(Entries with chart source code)
⁂
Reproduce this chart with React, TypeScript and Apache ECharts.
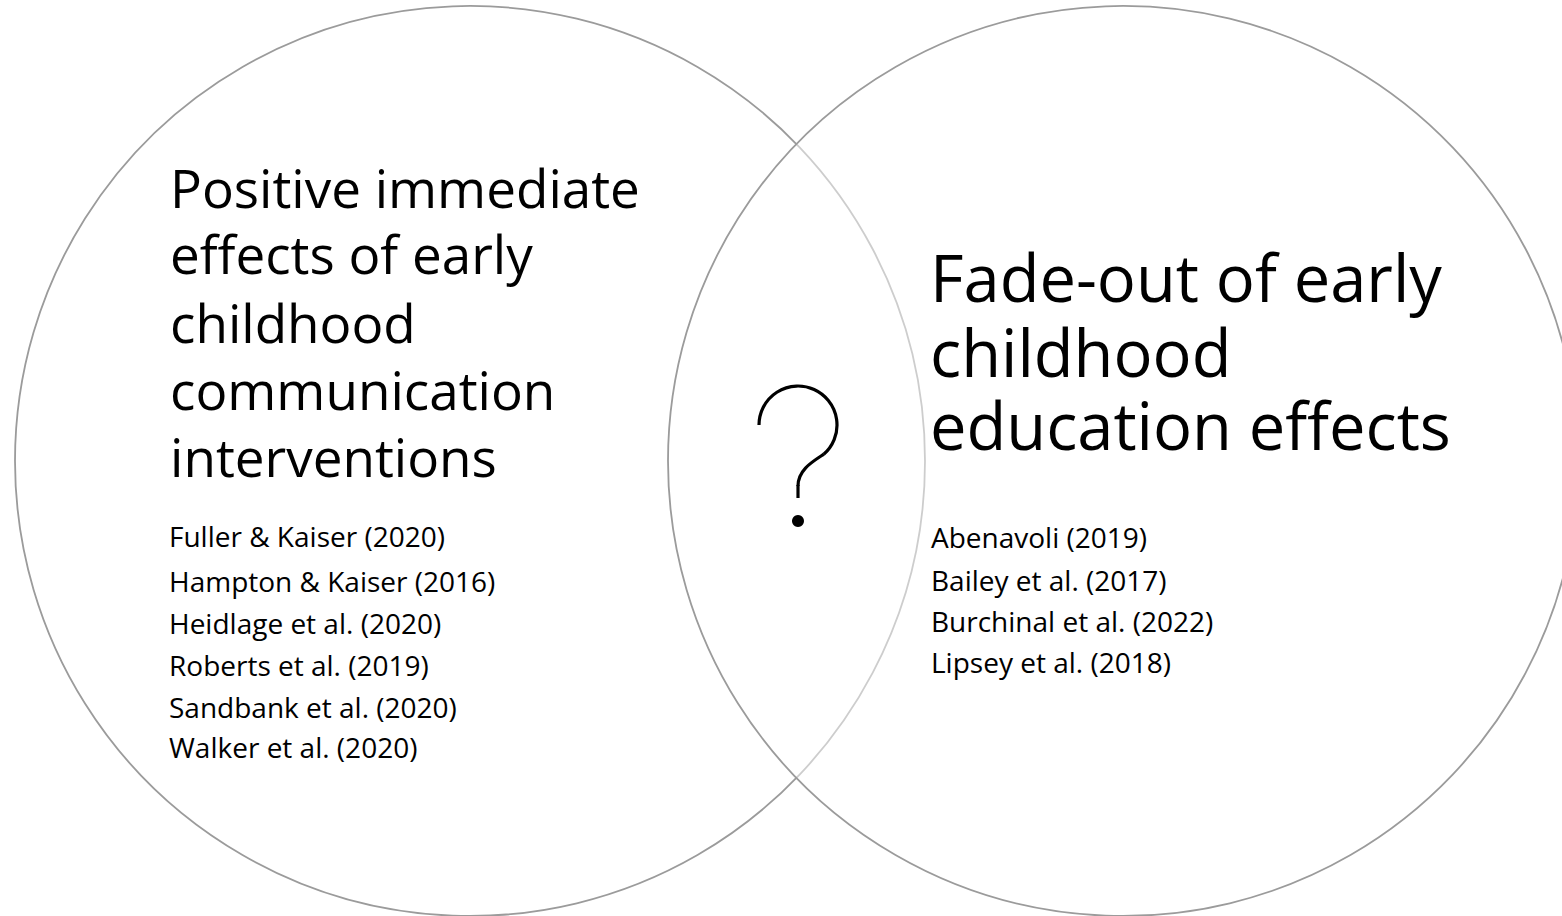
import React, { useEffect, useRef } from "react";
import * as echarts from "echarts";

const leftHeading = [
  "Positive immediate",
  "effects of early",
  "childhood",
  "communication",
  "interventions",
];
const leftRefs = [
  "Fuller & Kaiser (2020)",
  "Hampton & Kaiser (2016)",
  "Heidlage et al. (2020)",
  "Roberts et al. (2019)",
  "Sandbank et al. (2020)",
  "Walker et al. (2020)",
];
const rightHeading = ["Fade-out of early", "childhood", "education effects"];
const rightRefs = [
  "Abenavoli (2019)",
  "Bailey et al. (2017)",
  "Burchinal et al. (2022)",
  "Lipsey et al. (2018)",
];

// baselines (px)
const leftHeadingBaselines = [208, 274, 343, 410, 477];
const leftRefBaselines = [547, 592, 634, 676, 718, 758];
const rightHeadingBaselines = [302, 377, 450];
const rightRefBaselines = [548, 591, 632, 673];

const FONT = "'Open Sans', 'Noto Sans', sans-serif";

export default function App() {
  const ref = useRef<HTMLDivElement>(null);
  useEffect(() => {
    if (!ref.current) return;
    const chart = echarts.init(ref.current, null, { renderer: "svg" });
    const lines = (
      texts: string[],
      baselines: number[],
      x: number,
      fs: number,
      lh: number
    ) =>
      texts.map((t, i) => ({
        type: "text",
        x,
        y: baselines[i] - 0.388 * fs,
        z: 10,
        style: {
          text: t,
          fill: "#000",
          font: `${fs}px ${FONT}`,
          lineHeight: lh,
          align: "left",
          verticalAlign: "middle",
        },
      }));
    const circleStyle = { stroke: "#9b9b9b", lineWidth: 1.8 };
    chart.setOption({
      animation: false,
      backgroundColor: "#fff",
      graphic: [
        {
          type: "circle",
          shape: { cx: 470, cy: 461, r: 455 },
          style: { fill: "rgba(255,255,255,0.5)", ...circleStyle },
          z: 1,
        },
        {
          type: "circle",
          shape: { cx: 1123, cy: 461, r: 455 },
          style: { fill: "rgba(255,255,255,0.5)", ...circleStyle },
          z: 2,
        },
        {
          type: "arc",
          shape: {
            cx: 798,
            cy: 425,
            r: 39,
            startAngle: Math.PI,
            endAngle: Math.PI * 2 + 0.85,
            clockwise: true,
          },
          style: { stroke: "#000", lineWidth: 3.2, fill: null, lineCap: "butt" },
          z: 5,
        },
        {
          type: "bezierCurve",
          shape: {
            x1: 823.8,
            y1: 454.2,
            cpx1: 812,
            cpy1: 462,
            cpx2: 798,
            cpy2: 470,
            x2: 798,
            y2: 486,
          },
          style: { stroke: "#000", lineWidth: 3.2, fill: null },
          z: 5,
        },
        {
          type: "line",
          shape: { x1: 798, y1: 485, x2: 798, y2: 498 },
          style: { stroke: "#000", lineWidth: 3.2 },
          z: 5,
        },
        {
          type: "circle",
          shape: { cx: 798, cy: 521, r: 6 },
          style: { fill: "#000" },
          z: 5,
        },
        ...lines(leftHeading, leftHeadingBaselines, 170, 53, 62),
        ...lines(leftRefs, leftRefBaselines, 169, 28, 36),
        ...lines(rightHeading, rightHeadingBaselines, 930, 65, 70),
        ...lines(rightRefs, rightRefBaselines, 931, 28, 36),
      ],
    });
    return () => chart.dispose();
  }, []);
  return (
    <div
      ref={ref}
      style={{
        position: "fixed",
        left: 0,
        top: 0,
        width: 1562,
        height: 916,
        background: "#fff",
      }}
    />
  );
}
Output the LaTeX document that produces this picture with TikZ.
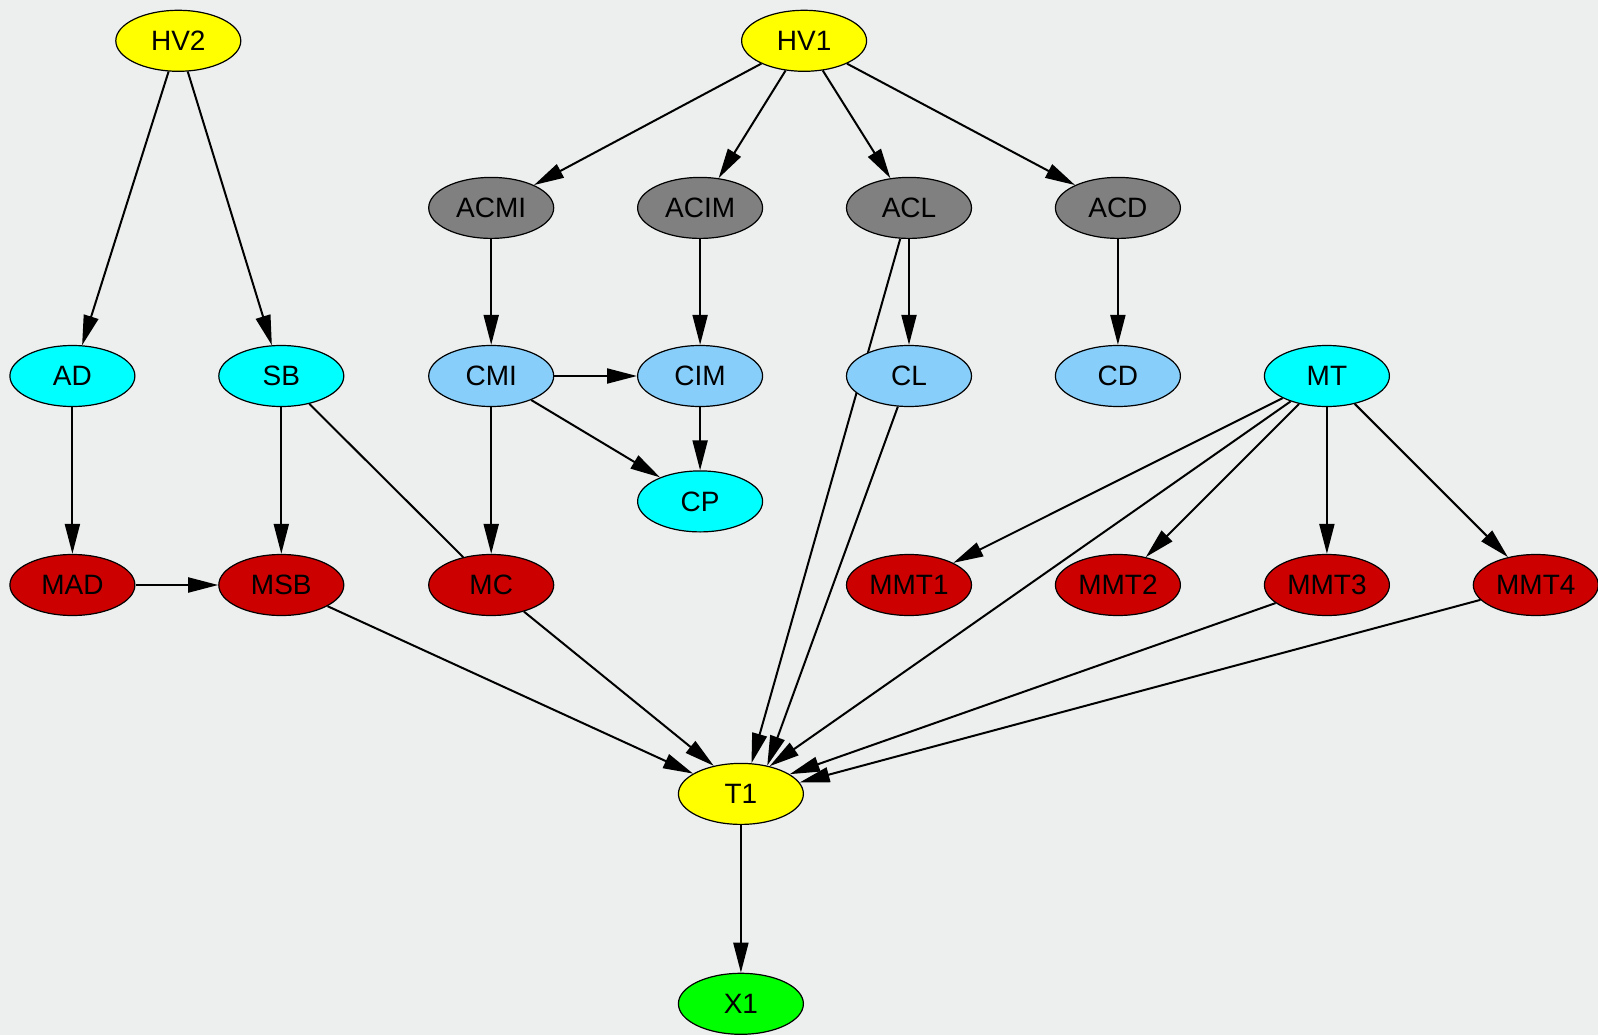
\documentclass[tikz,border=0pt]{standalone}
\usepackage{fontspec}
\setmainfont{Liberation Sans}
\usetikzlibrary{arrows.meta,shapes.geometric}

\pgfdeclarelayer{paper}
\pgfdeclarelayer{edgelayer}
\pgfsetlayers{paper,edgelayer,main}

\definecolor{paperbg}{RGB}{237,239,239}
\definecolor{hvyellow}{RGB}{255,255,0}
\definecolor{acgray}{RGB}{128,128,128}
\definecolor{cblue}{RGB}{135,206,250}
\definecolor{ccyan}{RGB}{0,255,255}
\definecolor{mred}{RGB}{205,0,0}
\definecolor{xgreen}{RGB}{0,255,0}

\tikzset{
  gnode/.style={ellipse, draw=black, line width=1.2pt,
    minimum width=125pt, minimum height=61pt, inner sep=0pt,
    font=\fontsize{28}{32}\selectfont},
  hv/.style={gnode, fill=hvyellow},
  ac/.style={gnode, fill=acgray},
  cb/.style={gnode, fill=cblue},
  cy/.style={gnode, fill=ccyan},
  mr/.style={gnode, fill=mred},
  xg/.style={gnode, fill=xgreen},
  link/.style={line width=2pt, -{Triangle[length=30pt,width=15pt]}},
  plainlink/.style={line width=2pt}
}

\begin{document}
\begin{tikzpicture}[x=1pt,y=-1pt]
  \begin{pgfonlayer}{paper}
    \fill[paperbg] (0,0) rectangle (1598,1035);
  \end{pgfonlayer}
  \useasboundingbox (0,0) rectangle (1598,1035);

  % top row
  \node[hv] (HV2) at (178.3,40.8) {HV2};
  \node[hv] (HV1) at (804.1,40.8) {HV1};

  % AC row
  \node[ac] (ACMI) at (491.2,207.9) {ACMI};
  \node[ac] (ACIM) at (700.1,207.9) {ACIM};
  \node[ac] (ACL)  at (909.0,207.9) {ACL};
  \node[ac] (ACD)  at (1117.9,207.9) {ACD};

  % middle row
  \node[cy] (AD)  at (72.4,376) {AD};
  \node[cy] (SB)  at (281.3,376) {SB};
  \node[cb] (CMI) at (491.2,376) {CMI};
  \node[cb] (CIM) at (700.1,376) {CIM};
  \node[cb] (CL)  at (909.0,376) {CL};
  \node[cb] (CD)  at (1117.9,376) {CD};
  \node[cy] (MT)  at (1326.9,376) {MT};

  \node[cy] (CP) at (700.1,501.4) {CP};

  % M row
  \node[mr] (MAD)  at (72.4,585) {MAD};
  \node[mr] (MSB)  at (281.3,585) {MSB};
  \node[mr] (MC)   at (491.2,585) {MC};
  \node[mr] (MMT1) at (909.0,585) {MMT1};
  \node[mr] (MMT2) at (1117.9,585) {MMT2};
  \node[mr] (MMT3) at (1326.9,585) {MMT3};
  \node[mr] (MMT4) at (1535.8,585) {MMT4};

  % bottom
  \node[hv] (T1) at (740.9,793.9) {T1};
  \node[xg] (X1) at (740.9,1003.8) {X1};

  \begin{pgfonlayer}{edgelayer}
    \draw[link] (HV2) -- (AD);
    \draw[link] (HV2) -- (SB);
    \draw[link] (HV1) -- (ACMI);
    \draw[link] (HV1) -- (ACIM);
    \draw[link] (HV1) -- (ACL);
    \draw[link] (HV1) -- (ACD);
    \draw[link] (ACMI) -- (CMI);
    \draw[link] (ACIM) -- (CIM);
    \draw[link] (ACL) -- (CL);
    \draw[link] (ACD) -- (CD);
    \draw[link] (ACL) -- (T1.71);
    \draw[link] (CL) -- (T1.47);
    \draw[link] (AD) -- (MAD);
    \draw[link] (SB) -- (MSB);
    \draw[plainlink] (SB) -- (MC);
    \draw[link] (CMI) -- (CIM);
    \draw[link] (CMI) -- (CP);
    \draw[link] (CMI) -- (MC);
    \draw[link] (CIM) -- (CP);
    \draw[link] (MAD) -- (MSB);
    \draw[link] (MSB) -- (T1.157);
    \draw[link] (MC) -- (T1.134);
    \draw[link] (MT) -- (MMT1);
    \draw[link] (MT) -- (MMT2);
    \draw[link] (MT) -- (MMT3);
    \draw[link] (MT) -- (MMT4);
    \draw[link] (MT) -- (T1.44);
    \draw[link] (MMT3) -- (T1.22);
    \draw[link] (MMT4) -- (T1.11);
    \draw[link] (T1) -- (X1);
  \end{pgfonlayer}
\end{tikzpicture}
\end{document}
⁂
From the first line above down to the line with "import * as", reproduce every line and no others, omitting pictures.

Reproduce this chart with React, TypeScript and Apache ECharts.
import React, { useEffect, useRef } from "react";
import * as echarts from "echarts";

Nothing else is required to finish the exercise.